Resorts World Casino New York renovations

The Resorts World Casino have proposed an expansion and renovations to the property located at the Aqueduct Racetrack in Queens, New York. They are estimating that it will cost nearly $400 million in order to expand their gaming floor, as well as build onto the existing building. They have planned to expand by adding gaming machines and building a hotel. The racetrack has been around since 1894, making it a historical landmark, and with the opening of the casino in 2011, it has been performing better each year.

Expansion to take 3 Years

The plan to expand has already been given to the New York state Franchise Oversight Board where the proposal will expand the current 415,000 square foot casino into a 750,000 square foot resort. Included in the proposal that would turn this into a true resort includes:

  • Adding 1,000 video-lottery machines, on top of the 5,500 gambling machines currently on the property.
  • Building a 400-room hotel.
  • 20,000 square foot spa and resort.
  • 140,000 square feet minimum convention center.
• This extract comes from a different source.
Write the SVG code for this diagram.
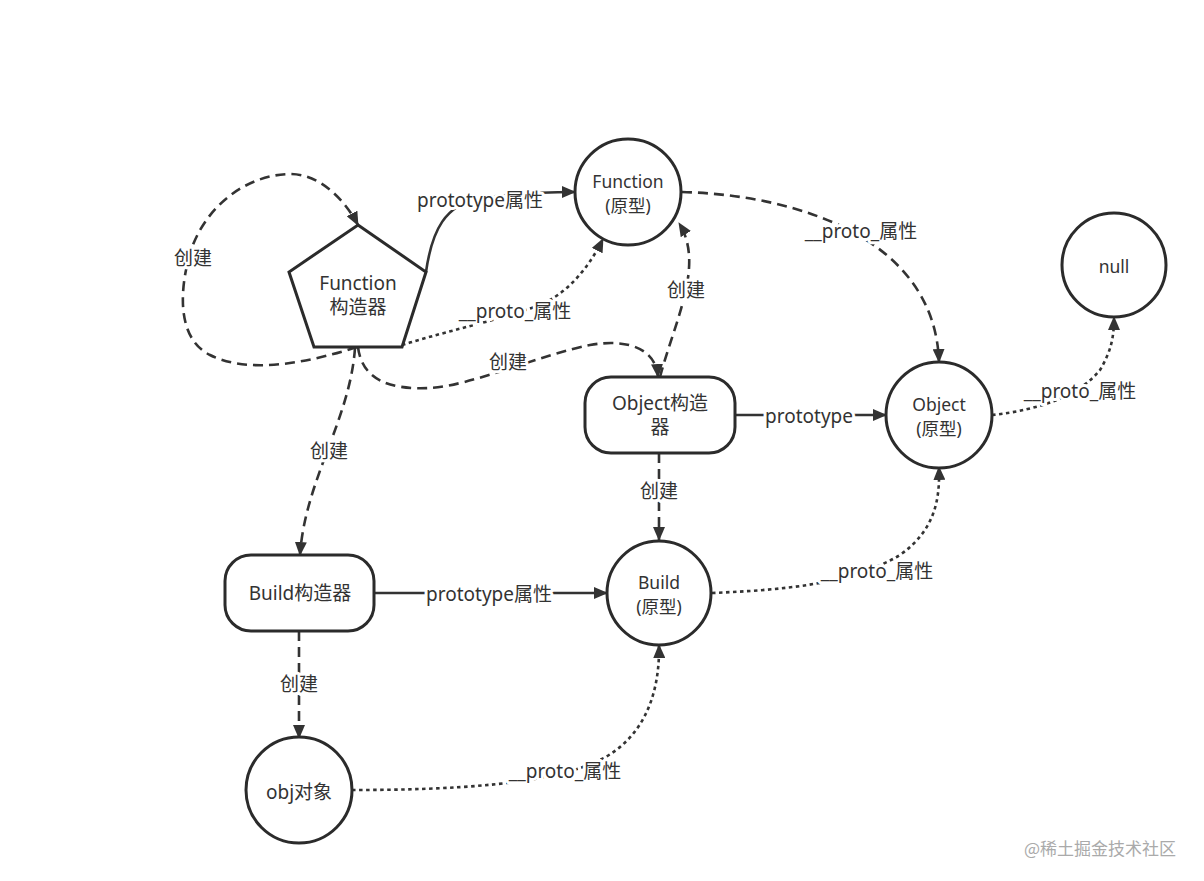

The proposal was created by the Resorts World Casino CEO, Ryan Eller, who stated that if everything went according to plan, they would be opening this newly built complex in 2019.

Original Plan was Altered, Hopefully, it Won’t Be Altered Any Further

The initial plan that was proposed by the Franchise Oversight Board, in conjunction with the New York state Gaming Commission, was to allow Resorts World Casino to provide an additional 1,000 gaming machines that were said to be installed and used in the property located in Nassau County. This plan fell through in 2015, but it still allowed the company to use it to expand on the Queens location.

Even though the original plan fell through, this would still benefit the state as it is estimated that it would bring in 1,500 jobs, potential for increased tourism, and the obvious benefit of increasing the revenue paid to the state. It is these kinds of expansions that have New Jersey officials worried about losing business to their neighbors.